_TASK STATEMENT_
Starting with the first line of the listing, quote each line exactly until and including the one with "[0.0001, 0.9990, 0.9992, 0.9994, 0.9996, 0.9998, 1.0];", leaving pictures out.

_DATA SHOWN_
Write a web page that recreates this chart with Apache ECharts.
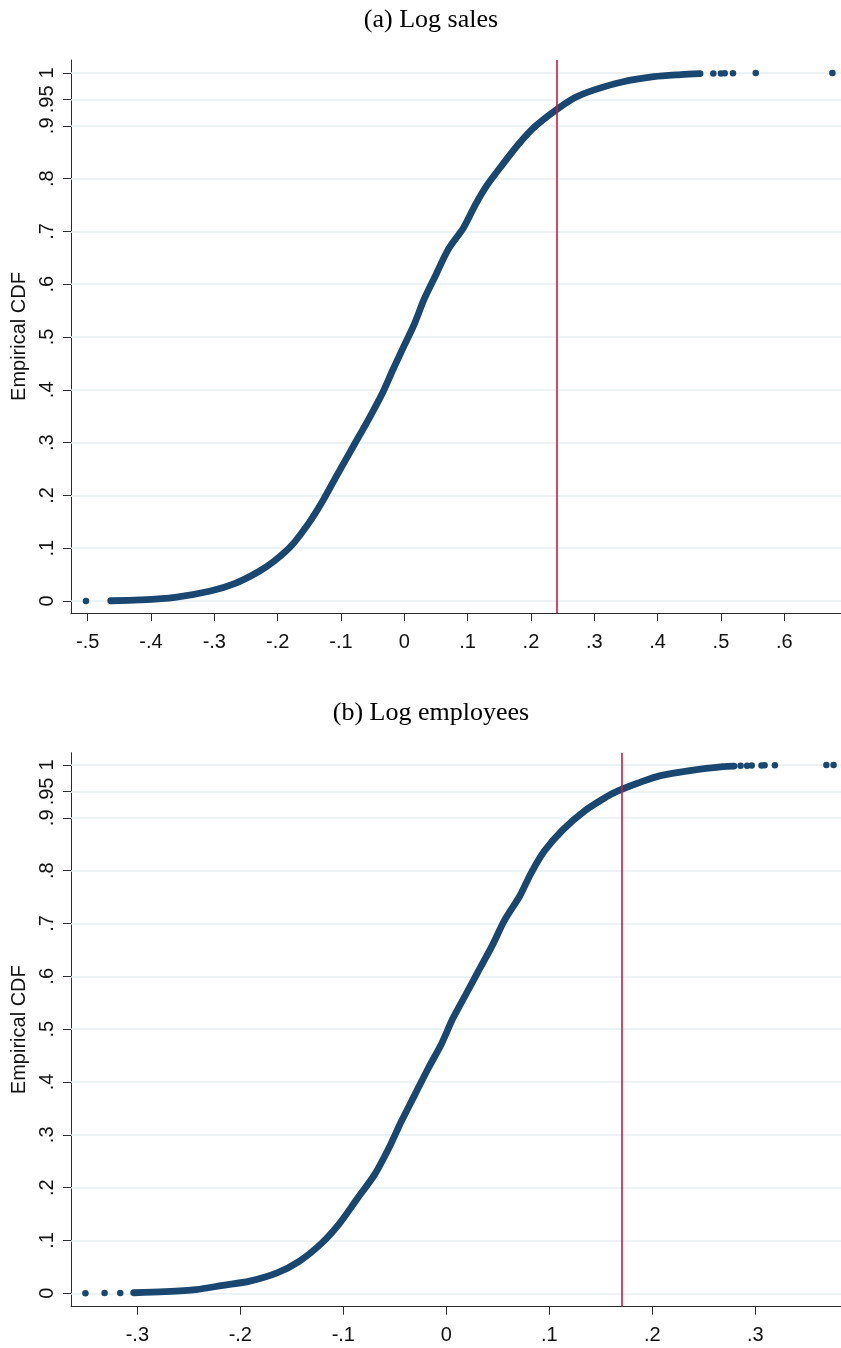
<!DOCTYPE html>
<html>
<head>
<meta charset="utf-8">
<title>Empirical CDF</title>
<script src="https://cdn.jsdelivr.net/npm/echarts@6/dist/echarts.min.js"></script>
<style>
  html, body { margin: 0; padding: 0; background: #fff; }
  #chart { width: 841px; height: 1348px; }
</style>
</head>
<body>
<div id="chart"></div>
<script>
// Panel (a): log sales — dense body of the empirical CDF
const salesX   = [-0.4636, -0.418, -0.362, -0.306, -0.268, -0.231, -0.206, -0.178, -0.150, -0.131, -0.106, -0.081, -0.056, -0.034, -0.018, 0.0003, 0.016, 0.0315, 0.050, 0.069, 0.094, 0.113, 0.131, 0.156, 0.181, 0.206, 0.2375, 0.269, 0.300, 0.344, 0.394, 0.437, 0.467];
const salesCdf = [0.0005, 0.002, 0.007, 0.019, 0.033, 0.055, 0.075, 0.105, 0.149, 0.185, 0.239, 0.292, 0.345, 0.395, 0.438, 0.485, 0.525, 0.572, 0.618, 0.665, 0.708, 0.752, 0.788, 0.828, 0.866, 0.898, 0.928, 0.953, 0.968, 0.983, 0.993, 0.997, 0.9988];
// Panel (a): isolated observations in the tails
const salesTailX   = [-0.5026, 0.488, 0.500, 0.506, 0.519, 0.555, 0.676];
const salesTailCdf = [0.0001, 0.9990, 0.9992, 0.9994, 0.9996, 0.9998, 1.0];

// Panel (b): log employees — dense body
const empX   = [-0.3036, -0.2732, -0.2429, -0.2169, -0.1909, -0.1649, -0.1432, -0.1215, -0.1042, -0.0869, -0.0695, -0.0565, -0.0435, -0.0305, -0.0175, -0.0045, 0.0063, 0.0193, 0.0323, 0.0453, 0.0562, 0.0713, 0.0822, 0.0952, 0.1125, 0.1342, 0.1558, 0.1667, 0.1862, 0.2079, 0.2382, 0.2685, 0.2793];
const empCdf = [0.001, 0.003, 0.007, 0.015, 0.023, 0.038, 0.060, 0.094, 0.131, 0.178, 0.225, 0.272, 0.326, 0.376, 0.426, 0.473, 0.520, 0.567, 0.614, 0.661, 0.705, 0.752, 0.795, 0.837, 0.876, 0.913, 0.940, 0.951, 0.966, 0.980, 0.990, 0.997, 0.998];
// Panel (b): isolated tail observations
const empTailX   = [-0.3504, -0.3318, -0.3166, 0.2857, 0.2920, 0.2965, 0.3060, 0.3090, 0.3190, 0.3690, 0.3760];
const empTailCdf = [0.0001, 0.0003, 0.0005, 0.9985, 0.9988, 0.9990, 0.9992, 0.9994, 0.9996, 0.9998, 1.0];

// Vertical reference lines
const salesCutoff = 0.238;
const empCutoff = 0.1665;

// Tick values
const yTicks = [0, 0.1, 0.2, 0.3, 0.4, 0.5, 0.6, 0.7, 0.8, 0.9, 0.95, 1];
const salesXTicks = [-0.5, -0.4, -0.3, -0.2, -0.1, 0, 0.1, 0.2, 0.3, 0.4, 0.5, 0.6];
const empXTicks = [-0.3, -0.2, -0.1, 0, 0.1, 0.2, 0.3];

const NAVY = '#1a476f';
const RED = '#cf173f';
const GRID = '#e7eff1';
const AXIS = '#2b2b2b';
const SANS = 'Liberation Sans, Arial, sans-serif';
const SERIF = 'Liberation Serif, Times New Roman, serif';

function fmt(v) {
  if (v === 0) return '0';
  if (v === 1) return '1';
  return String(v).replace('-0.', '-.').replace(/^0\./, '.');
}

function pair(xs, ys) { return xs.map((x, i) => [x, ys[i]]); }

function xAxisFor(gi, ticks, range) {
  return {
    type: 'value', gridIndex: gi, min: range[0], max: range[1],
    axisLine: { show: true, onZero: false, lineStyle: { color: AXIS, width: 1 } },
    axisTick: { show: true, length: 8, lineStyle: { color: AXIS, width: 1 }, customValues: ticks },
    axisLabel: { customValues: ticks, formatter: fmt, margin: 19, fontSize: 20, color: '#111', fontFamily: SANS },
    splitLine: { show: false }
  };
}

function yAxisFor(gi, range) {
  return {
    type: 'value', gridIndex: gi, min: range[0], max: range[1],
    name: 'Empirical CDF', nameLocation: 'middle', nameGap: 42,
    nameTextStyle: { fontSize: 20, color: '#111', fontFamily: SANS },
    axisLine: { show: true, onZero: false, lineStyle: { color: AXIS, width: 1 } },
    axisTick: { show: true, length: 8, lineStyle: { color: AXIS, width: 1 }, customValues: yTicks },
    axisLabel: { customValues: yTicks, formatter: fmt, rotate: 90, margin: 14, fontSize: 20, color: '#111', fontFamily: SANS, hideOverlap: false },
    splitLine: { show: false }
  };
}

// Horizontal gridlines at every labelled CDF level (including .95)
function gridLines(gi) {
  return {
    type: 'line', xAxisIndex: gi, yAxisIndex: gi, data: [], z: 1, silent: true,
    markLine: {
      silent: true, symbol: 'none', animation: false, z: 1,
      label: { show: false },
      lineStyle: { color: GRID, width: 1.6, type: 'solid' },
      data: yTicks.map(v => ({ yAxis: v }))
    }
  };
}

function body(gi, xs, ys) {
  return {
    type: 'line', xAxisIndex: gi, yAxisIndex: gi, data: pair(xs, ys), z: 3,
    showSymbol: false, smooth: 0.3, animation: false,
    lineStyle: { color: NAVY, width: 6.8, cap: 'round', join: 'round' }
  };
}

function tail(gi, xs, ys) {
  return {
    type: 'scatter', xAxisIndex: gi, yAxisIndex: gi, data: pair(xs, ys), z: 3,
    symbolSize: 6.5, itemStyle: { color: NAVY, opacity: 1 }, animation: false
  };
}

function cutoff(gi, v) {
  return {
    type: 'line', xAxisIndex: gi, yAxisIndex: gi, data: [], z: 4, silent: true,
    markLine: {
      silent: true, symbol: 'none', animation: false, z: 6,
      label: { show: false },
      lineStyle: { color: RED, width: 1.6, type: 'solid' },
      data: [{ xAxis: v }]
    }
  };
}

const chart = echarts.init(document.getElementById('chart'), null, { renderer: 'canvas' });
chart.setOption({
  backgroundColor: '#fff',
  animation: false,
  title: [
    { text: '(a) Log sales', left: 426, top: 2, textAlign: 'center',
      textStyle: { fontFamily: SERIF, fontWeight: 'normal', fontSize: 26, color: '#000' } },
    { text: '(b) Log employees', left: 426, top: 695, textAlign: 'center',
      textStyle: { fontFamily: SERIF, fontWeight: 'normal', fontSize: 26, color: '#000' } }
  ],
  grid: [
    { left: 71, top: 60, width: 770, height: 553 },
    { left: 71, top: 752.7, width: 770, height: 554 }
  ],
  xAxis: [
    xAxisFor(0, salesXTicks, [-0.5263, 0.6896]),
    xAxisFor(1, empXTicks, [-0.3644, 0.3832])
  ],
  yAxis: [
    yAxisFor(0, [-0.0227, 1.0246]),
    yAxisFor(1, [-0.0254, 1.0233])
  ],
  series: [
    gridLines(0), gridLines(1),
    body(0, salesX, salesCdf), tail(0, salesTailX, salesTailCdf),
    body(1, empX, empCdf), tail(1, empTailX, empTailCdf),
    cutoff(0, salesCutoff), cutoff(1, empCutoff)
  ]
});
</script>
</body>
</html>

_FULL SOLUTION_
Write a web page that recreates this chart with Apache ECharts.
<!DOCTYPE html>
<html>
<head>
<meta charset="utf-8">
<title>Empirical CDF</title>
<script src="https://cdn.jsdelivr.net/npm/echarts@6/dist/echarts.min.js"></script>
<style>
  html, body { margin: 0; padding: 0; background: #fff; }
  #chart { width: 841px; height: 1348px; }
</style>
</head>
<body>
<div id="chart"></div>
<script>
// Panel (a): log sales — dense body of the empirical CDF
const salesX   = [-0.4636, -0.418, -0.362, -0.306, -0.268, -0.231, -0.206, -0.178, -0.150, -0.131, -0.106, -0.081, -0.056, -0.034, -0.018, 0.0003, 0.016, 0.0315, 0.050, 0.069, 0.094, 0.113, 0.131, 0.156, 0.181, 0.206, 0.2375, 0.269, 0.300, 0.344, 0.394, 0.437, 0.467];
const salesCdf = [0.0005, 0.002, 0.007, 0.019, 0.033, 0.055, 0.075, 0.105, 0.149, 0.185, 0.239, 0.292, 0.345, 0.395, 0.438, 0.485, 0.525, 0.572, 0.618, 0.665, 0.708, 0.752, 0.788, 0.828, 0.866, 0.898, 0.928, 0.953, 0.968, 0.983, 0.993, 0.997, 0.9988];
// Panel (a): isolated observations in the tails
const salesTailX   = [-0.5026, 0.488, 0.500, 0.506, 0.519, 0.555, 0.676];
const salesTailCdf = [0.0001, 0.9990, 0.9992, 0.9994, 0.9996, 0.9998, 1.0];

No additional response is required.